Given information -
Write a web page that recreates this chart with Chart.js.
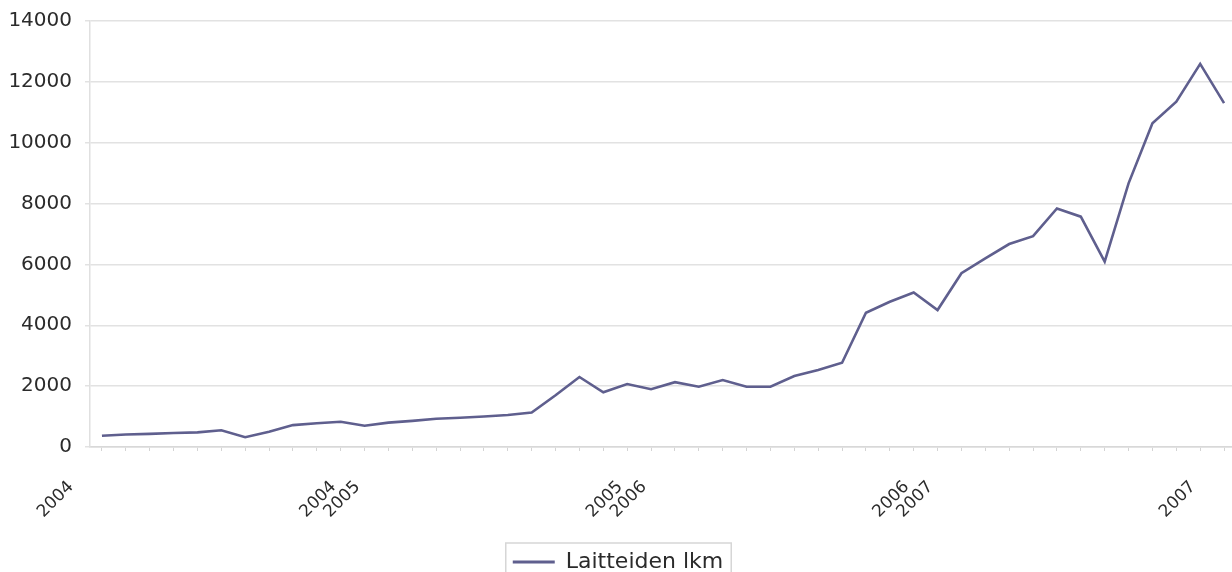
<!DOCTYPE html>
<html>
<head>
<meta charset="utf-8">
<script src="https://cdn.jsdelivr.net/npm/chart.js@4/dist/chart.umd.min.js"></script>
<style>
  html, body { margin: 0; padding: 0; background: #fff; overflow: hidden; }
  #wrap { position: absolute; left: 0; top: 0; width: 1236px; height: 583px; }
</style>
</head>
<body>
<div id="wrap"><canvas id="chart1"></canvas></div>
<script>
// monthly device counts, Jan 2004 .. Dec 2007
var seriesName = "Laitteiden lkm";
var values = [
  370, 410, 430, 460, 480, 550, 320, 500, 720, 780, 830, 700,
  800, 860, 930, 960, 1000, 1050, 1130, 1700, 2300, 1800, 2070, 1900,
  2130, 1980, 2200, 1980, 1980, 2330, 2530, 2770, 4410, 4775, 5080, 4500,
  5710, 6200, 6670, 6930, 7840, 7570, 6090, 8665, 10640, 11350, 12590, 11300
];
// only first and last month of each year carry a label
var labels = [
  "2004", "", "", "", "", "", "", "", "", "", "", "2004",
  "2005", "", "", "", "", "", "", "", "", "", "", "2005",
  "2006", "", "", "", "", "", "", "", "", "", "", "2006",
  "2007", "", "", "", "", "", "", "", "", "", "", "2007"
];
var yTicks = [0, 2000, 4000, 6000, 8000, 10000, 12000, 14000];

var lineColor = "#5f5f8e";
var textColor = "#2b2b2b";
var gridColor = "#e2e2e2";

const ctx = document.getElementById("chart1");

var myChart = new Chart(ctx, {
  type: "line",
  data: {
    labels: labels,
    datasets: [
      {
        label: seriesName,
        data: values,
        borderColor: lineColor,
        backgroundColor: lineColor,
        borderWidth: 2.6,
        pointRadius: 0,
        tension: 0,
        fill: false,
      },
    ],
  },
  options: {
    responsive: true,
    maintainAspectRatio: false,
    animation: false,
    events: [],
    layout: { padding: { top: 21, left: 0, right: 0, bottom: 0 } },
    plugins: {
      tooltip: { enabled: false },
      legend: {
        display: true,
        position: "bottom",
        labels: {
          boxWidth: 42,
          boxHeight: 3,
          padding: 8,
          color: textColor,
          font: { family: "DejaVu Sans", size: 22 },
          generateLabels: function (chart) {
            return Chart.defaults.plugins.legend.labels
              .generateLabels(chart)
              .map(function (item) {
                item.lineWidth = 0;
                item.fillStyle = lineColor;
                return item;
              });
          },
        },
      },
    },
    scales: {
      x: {
        type: "category",
        offset: true,
        grid: {
          drawOnChartArea: false,
          drawTicks: true,
          tickLength: 4,
          color: "#d4d4d4",
        },
        border: { display: true, color: "#d8d8d8", width: 1.5 },
        ticks: {
          autoSkip: false,
          maxRotation: 45,
          minRotation: 45,
          padding: 26,
          labelOffset: -31,
          color: textColor,
          font: { family: "DejaVu Sans", size: 17 },
        },
        afterFit: function (scale) {
          scale.height = 96;
          // let the plot run to the right edge like the original
          scale.paddingLeft = 0;
          scale.paddingRight = 0;
        },
      },
      y: {
        min: 0,
        max: 14000,
        afterBuildTicks: function (scale) {
          scale.ticks = yTicks.map(function (v) { return { value: v }; });
        },
        grid: {
          color: gridColor,
          lineWidth: 1.5,
          tickLength: 5,
        },
        border: { display: true, color: "#e0e0e0", width: 1.5 },
        ticks: {
          padding: 13,
          color: textColor,
          font: { family: "DejaVu Sans", size: 20 },
          callback: function (value) {
            return String(value);
          },
        },
        afterFit: function (scale) {
          scale.width = 90;
          scale.paddingTop = 0;
          scale.paddingBottom = 0;
        },
      },
    },
  },
  plugins: [
    {
      id: "legendFrame",
      afterDraw: function (chart) {
        var lg = chart.legend;
        if (!lg || !lg.legendHitBoxes || !lg.legendHitBoxes.length) return;
        var hb = lg.legendHitBoxes[0];
        var c = chart.ctx;
        var cy = hb.top + hb.height / 2;
        c.save();
        c.strokeStyle = "#d6d6d6";
        c.lineWidth = 1.5;
        c.strokeRect(hb.left - 7, cy - 19, hb.width + 15, 60);
        c.restore();
      },
    },
  ],
});
</script>
</body>
</html>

Task description -
Transcribe the whole listing, character for character, but not its images.

Result of this task -
Write a web page that recreates this chart with Chart.js.
<!DOCTYPE html>
<html>
<head>
<meta charset="utf-8">
<script src="https://cdn.jsdelivr.net/npm/chart.js@4/dist/chart.umd.min.js"></script>
<style>
  html, body { margin: 0; padding: 0; background: #fff; overflow: hidden; }
  #wrap { position: absolute; left: 0; top: 0; width: 1236px; height: 583px; }
</style>
</head>
<body>
<div id="wrap"><canvas id="chart1"></canvas></div>
<script>
// monthly device counts, Jan 2004 .. Dec 2007
var seriesName = "Laitteiden lkm";
var values = [
  370, 410, 430, 460, 480, 550, 320, 500, 720, 780, 830, 700,
  800, 860, 930, 960, 1000, 1050, 1130, 1700, 2300, 1800, 2070, 1900,
  2130, 1980, 2200, 1980, 1980, 2330, 2530, 2770, 4410, 4775, 5080, 4500,
  5710, 6200, 6670, 6930, 7840, 7570, 6090, 8665, 10640, 11350, 12590, 11300
];
// only first and last month of each year carry a label
var labels = [
  "2004", "", "", "", "", "", "", "", "", "", "", "2004",
  "2005", "", "", "", "", "", "", "", "", "", "", "2005",
  "2006", "", "", "", "", "", "", "", "", "", "", "2006",
  "2007", "", "", "", "", "", "", "", "", "", "", "2007"
];
var yTicks = [0, 2000, 4000, 6000, 8000, 10000, 12000, 14000];

var lineColor = "#5f5f8e";
var textColor = "#2b2b2b";
var gridColor = "#e2e2e2";

const ctx = document.getElementById("chart1");

var myChart = new Chart(ctx, {
  type: "line",
  data: {
    labels: labels,
    datasets: [
      {
        label: seriesName,
        data: values,
        borderColor: lineColor,
        backgroundColor: lineColor,
        borderWidth: 2.6,
        pointRadius: 0,
        tension: 0,
        fill: false,
      },
    ],
  },
  options: {
    responsive: true,
    maintainAspectRatio: false,
    animation: false,
    events: [],
    layout: { padding: { top: 21, left: 0, right: 0, bottom: 0 } },
    plugins: {
      tooltip: { enabled: false },
      legend: {
        display: true,
        position: "bottom",
        labels: {
          boxWidth: 42,
          boxHeight: 3,
          padding: 8,
          color: textColor,
          font: { family: "DejaVu Sans", size: 22 },
          generateLabels: function (chart) {
            return Chart.defaults.plugins.legend.labels
              .generateLabels(chart)
              .map(function (item) {
                item.lineWidth = 0;
                item.fillStyle = lineColor;
                return item;
              });
          },
        },
      },
    },
    scales: {
      x: {
        type: "category",
        offset: true,
        grid: {
          drawOnChartArea: false,
          drawTicks: true,
          tickLength: 4,
          color: "#d4d4d4",
        },
        border: { display: true, color: "#d8d8d8", width: 1.5 },
        ticks: {
          autoSkip: false,
          maxRotation: 45,
          minRotation: 45,
          padding: 26,
          labelOffset: -31,
          color: textColor,
          font: { family: "DejaVu Sans", size: 17 },
        },
        afterFit: function (scale) {
          scale.height = 96;
          // let the plot run to the right edge like the original
          scale.paddingLeft = 0;
          scale.paddingRight = 0;
        },
      },
      y: {
        min: 0,
        max: 14000,
        afterBuildTicks: function (scale) {
          scale.ticks = yTicks.map(function (v) { return { value: v }; });
        },
        grid: {
          color: gridColor,
          lineWidth: 1.5,
          tickLength: 5,
        },
        border: { display: true, color: "#e0e0e0", width: 1.5 },
        ticks: {
          padding: 13,
          color: textColor,
          font: { family: "DejaVu Sans", size: 20 },
          callback: function (value) {
            return String(value);
          },
        },
        afterFit: function (scale) {
          scale.width = 90;
          scale.paddingTop = 0;
          scale.paddingBottom = 0;
        },
      },
    },
  },
  plugins: [
    {
      id: "legendFrame",
      afterDraw: function (chart) {
        var lg = chart.legend;
        if (!lg || !lg.legendHitBoxes || !lg.legendHitBoxes.length) return;
        var hb = lg.legendHitBoxes[0];
        var c = chart.ctx;
        var cy = hb.top + hb.height / 2;
        c.save();
        c.strokeStyle = "#d6d6d6";
        c.lineWidth = 1.5;
        c.strokeRect(hb.left - 7, cy - 19, hb.width + 15, 60);
        c.restore();
      },
    },
  ],
});
</script>
</body>
</html>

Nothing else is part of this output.